If you’re asking X0 to X1/2/3 then it’ll be transformer windings.
If it’s X0 to service grounded point then it would be the value of the cable.
If you wanted to know X0 to ungrounded conductors, you’d have to lift the connections at X1/2/3 then measure.
And I think that 25 ohm value is only applicable when using just 1 rod. If you can’t prove 25 or less you use 2 rods and to my knowledge there’s no further confirmation required.
Also, those testers are not cheap so I think most just drive 2 rods and be done. There was a thread recently talking about that.

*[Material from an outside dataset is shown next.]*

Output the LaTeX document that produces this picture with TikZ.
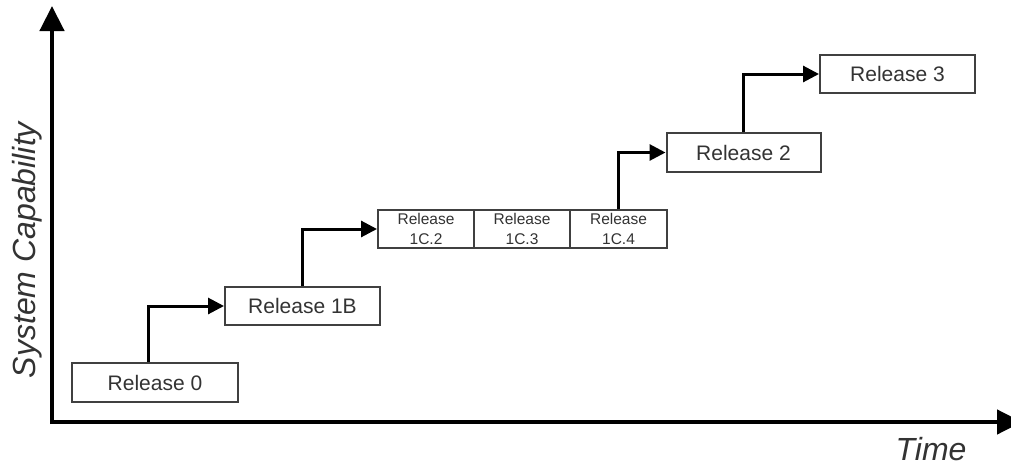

Sent from my iPhone using Tapatalk

 

[Isaiah]

We have to speak in terms of relativity.
Resistance between what points?
If you’re asking X0 to X1/2/3 then it’ll be transformer windings.
If it’s X0 to service grounded point then it would be the value of the cable.
If you wanted to know X0 to ungrounded conductors, you’d have to lift the connections at X1/2/3 then measure.
And I think that 25 ohm value is only applicable when using just 1 rod. If you can’t prove 25 or less you use 2 rods and to my knowledge there’s no further confirmation required.
Also, those testers are not cheap so I think most just drive 2 rods and be done. There was a thread recently talking about that.


Sent from my iPhone using Tapatalk

Thanks for great response!


Sent from my iPhone using Tapatalk

 

[jim dungar]

Excellent response!
If the “bulk of the fault” will flow back to the source. Does this mean a small amount of current will also go to earth?


Sent from my iPhone using Tapatalk

Not really, but probably.

Current takes all possible paths, think parallel resistors. Earth/dirt is not a good conductor at less than 1000V, so current is more likely to flow on metallic paths.

 

[don_resqcapt19]

Excellent response!
If the “bulk of the fault” will flow back to the source. Does this mean a small amount of current will also go to earth?


Sent from my iPhone using Tapatalk

It won't go to earth, but some of the current may flow through the earth back to the source.